::: Dataset rows
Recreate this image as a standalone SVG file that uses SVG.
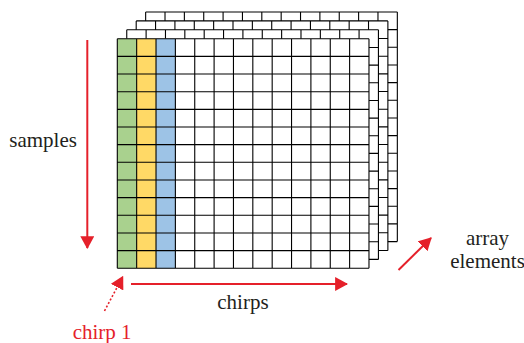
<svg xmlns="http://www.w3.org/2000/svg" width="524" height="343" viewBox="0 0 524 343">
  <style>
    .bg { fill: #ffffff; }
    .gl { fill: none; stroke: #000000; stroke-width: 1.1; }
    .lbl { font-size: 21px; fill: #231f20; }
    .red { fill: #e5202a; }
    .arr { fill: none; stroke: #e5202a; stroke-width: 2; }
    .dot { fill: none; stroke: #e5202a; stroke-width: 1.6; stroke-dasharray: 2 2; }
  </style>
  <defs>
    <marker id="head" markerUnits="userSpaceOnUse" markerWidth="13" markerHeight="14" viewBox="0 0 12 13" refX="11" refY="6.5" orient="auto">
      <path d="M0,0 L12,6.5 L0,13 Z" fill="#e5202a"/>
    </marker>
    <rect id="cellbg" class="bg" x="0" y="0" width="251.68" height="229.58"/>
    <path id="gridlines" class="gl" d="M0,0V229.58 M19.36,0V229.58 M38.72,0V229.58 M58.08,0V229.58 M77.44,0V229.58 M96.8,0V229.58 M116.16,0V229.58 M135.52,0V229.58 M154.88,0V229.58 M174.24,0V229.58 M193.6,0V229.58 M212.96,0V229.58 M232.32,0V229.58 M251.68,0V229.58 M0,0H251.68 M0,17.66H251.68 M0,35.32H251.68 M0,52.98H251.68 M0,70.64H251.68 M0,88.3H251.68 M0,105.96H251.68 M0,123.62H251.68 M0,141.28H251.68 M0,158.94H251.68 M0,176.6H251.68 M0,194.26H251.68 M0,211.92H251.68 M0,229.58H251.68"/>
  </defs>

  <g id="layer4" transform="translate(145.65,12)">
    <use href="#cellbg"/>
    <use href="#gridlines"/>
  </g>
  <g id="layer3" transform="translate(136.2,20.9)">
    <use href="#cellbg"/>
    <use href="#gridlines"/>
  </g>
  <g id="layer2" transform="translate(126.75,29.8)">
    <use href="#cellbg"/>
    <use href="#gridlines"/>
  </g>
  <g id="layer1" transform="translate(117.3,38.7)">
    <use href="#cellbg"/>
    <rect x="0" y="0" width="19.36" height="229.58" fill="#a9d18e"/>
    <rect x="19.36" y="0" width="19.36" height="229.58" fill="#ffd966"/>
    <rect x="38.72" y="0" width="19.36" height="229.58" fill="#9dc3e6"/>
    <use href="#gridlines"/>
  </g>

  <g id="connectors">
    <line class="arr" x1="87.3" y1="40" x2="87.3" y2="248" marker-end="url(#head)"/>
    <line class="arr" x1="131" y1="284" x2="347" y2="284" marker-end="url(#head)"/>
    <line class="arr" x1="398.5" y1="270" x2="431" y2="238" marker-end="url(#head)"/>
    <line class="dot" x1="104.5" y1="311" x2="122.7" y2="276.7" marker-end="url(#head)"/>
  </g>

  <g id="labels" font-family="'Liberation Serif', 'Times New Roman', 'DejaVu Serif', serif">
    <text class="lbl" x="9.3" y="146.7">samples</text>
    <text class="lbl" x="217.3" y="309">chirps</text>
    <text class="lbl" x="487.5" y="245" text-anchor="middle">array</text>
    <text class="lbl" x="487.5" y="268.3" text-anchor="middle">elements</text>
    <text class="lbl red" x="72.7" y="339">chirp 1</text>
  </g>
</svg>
::::::
::: Dataset rows
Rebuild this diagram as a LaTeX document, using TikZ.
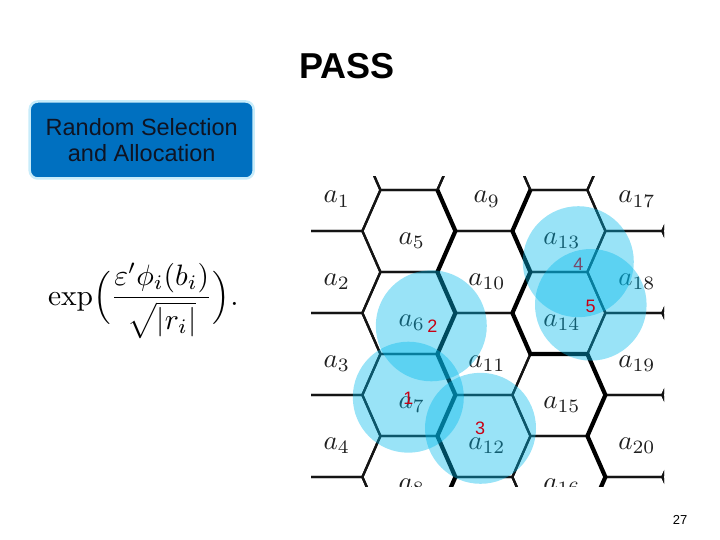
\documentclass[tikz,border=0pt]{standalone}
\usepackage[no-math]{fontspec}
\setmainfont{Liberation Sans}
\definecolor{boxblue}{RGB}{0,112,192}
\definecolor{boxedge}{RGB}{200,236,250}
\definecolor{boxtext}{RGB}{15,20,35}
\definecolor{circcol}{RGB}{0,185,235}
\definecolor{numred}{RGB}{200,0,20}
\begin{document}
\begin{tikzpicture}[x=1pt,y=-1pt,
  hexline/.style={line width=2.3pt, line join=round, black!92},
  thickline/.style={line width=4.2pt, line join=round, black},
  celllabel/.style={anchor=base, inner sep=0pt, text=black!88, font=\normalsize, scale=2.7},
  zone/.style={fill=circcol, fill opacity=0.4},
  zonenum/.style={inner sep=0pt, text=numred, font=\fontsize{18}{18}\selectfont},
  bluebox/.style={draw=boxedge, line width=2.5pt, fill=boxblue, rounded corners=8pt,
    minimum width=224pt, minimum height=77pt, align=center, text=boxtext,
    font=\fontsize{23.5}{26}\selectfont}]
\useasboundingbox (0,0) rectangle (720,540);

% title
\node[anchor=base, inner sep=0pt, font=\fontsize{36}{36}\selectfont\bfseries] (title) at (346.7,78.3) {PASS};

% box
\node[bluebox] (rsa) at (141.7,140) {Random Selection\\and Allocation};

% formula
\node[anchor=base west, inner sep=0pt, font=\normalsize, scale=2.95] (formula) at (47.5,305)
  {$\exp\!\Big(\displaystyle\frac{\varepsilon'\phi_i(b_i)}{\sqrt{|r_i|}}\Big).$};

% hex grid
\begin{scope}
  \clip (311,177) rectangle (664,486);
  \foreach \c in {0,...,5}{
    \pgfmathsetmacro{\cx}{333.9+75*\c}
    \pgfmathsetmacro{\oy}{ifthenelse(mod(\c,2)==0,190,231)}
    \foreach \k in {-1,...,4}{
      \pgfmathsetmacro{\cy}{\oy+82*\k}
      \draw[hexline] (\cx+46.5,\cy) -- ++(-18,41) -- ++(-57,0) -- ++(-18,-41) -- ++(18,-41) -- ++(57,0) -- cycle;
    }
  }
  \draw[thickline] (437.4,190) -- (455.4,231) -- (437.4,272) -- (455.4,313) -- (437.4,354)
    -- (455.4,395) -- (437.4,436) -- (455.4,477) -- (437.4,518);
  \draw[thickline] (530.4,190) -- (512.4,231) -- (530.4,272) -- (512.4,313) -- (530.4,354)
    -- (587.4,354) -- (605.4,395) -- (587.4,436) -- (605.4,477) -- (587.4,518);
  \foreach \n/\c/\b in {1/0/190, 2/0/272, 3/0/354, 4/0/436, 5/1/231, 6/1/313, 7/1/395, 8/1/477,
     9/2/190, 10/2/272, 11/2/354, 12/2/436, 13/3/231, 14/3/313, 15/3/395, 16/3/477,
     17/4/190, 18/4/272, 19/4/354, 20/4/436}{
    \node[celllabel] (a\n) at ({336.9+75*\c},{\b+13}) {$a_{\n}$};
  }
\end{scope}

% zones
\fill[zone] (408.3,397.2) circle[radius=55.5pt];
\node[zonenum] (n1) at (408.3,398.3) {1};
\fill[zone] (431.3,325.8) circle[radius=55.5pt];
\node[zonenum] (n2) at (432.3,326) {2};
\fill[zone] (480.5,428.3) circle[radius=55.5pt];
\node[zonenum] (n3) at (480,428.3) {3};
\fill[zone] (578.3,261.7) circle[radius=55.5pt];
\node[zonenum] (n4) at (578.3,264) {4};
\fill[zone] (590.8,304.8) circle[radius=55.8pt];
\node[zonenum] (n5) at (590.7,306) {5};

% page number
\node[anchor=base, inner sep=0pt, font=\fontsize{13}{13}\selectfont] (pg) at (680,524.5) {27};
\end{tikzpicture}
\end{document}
::::::
::: Dataset rows
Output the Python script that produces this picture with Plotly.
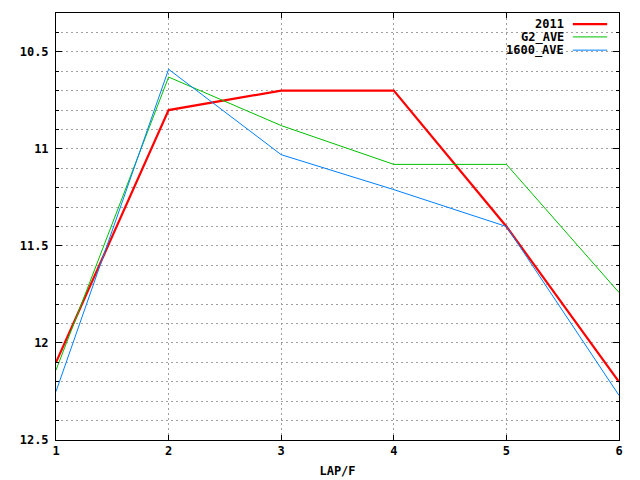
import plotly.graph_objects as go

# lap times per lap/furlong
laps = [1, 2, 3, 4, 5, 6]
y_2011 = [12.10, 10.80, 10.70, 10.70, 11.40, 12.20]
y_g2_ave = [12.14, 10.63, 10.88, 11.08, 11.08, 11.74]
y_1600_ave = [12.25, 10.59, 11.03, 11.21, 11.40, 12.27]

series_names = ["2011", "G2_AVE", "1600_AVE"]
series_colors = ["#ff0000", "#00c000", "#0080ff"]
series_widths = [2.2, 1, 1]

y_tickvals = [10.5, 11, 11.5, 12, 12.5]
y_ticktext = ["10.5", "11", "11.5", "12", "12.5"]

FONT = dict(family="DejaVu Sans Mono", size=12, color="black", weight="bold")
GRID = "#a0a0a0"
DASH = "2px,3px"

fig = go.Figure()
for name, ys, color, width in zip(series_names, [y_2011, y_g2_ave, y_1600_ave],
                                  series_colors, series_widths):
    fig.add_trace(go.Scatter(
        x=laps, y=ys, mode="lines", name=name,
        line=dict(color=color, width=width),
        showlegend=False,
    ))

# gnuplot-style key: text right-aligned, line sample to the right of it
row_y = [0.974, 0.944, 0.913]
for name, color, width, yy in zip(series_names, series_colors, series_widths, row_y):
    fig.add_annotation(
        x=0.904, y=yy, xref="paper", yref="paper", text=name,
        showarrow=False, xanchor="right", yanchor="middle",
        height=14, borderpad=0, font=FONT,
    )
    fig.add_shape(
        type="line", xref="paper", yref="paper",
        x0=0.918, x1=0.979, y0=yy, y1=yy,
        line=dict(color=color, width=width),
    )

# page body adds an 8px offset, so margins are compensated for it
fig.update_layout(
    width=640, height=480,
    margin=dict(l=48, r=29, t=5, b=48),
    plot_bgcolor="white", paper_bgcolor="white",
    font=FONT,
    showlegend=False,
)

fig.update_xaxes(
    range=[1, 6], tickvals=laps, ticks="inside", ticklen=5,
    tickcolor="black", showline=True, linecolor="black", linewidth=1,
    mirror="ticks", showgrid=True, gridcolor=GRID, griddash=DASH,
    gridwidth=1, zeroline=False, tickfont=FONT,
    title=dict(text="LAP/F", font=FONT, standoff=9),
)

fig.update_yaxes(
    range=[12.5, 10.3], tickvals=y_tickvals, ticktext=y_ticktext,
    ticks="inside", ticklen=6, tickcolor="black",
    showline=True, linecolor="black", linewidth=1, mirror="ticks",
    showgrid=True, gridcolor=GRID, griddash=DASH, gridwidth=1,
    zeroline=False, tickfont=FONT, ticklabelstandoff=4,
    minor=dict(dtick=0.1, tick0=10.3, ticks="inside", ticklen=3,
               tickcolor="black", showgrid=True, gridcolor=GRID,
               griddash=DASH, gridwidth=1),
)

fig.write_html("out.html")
::::::
[Exercise directions] Return all lines containing the word "standalone".

[Result of this task]
Recreate this image as a standalone SVG file that uses SVG.
\documentclass[tikz,border=0pt]{standalone}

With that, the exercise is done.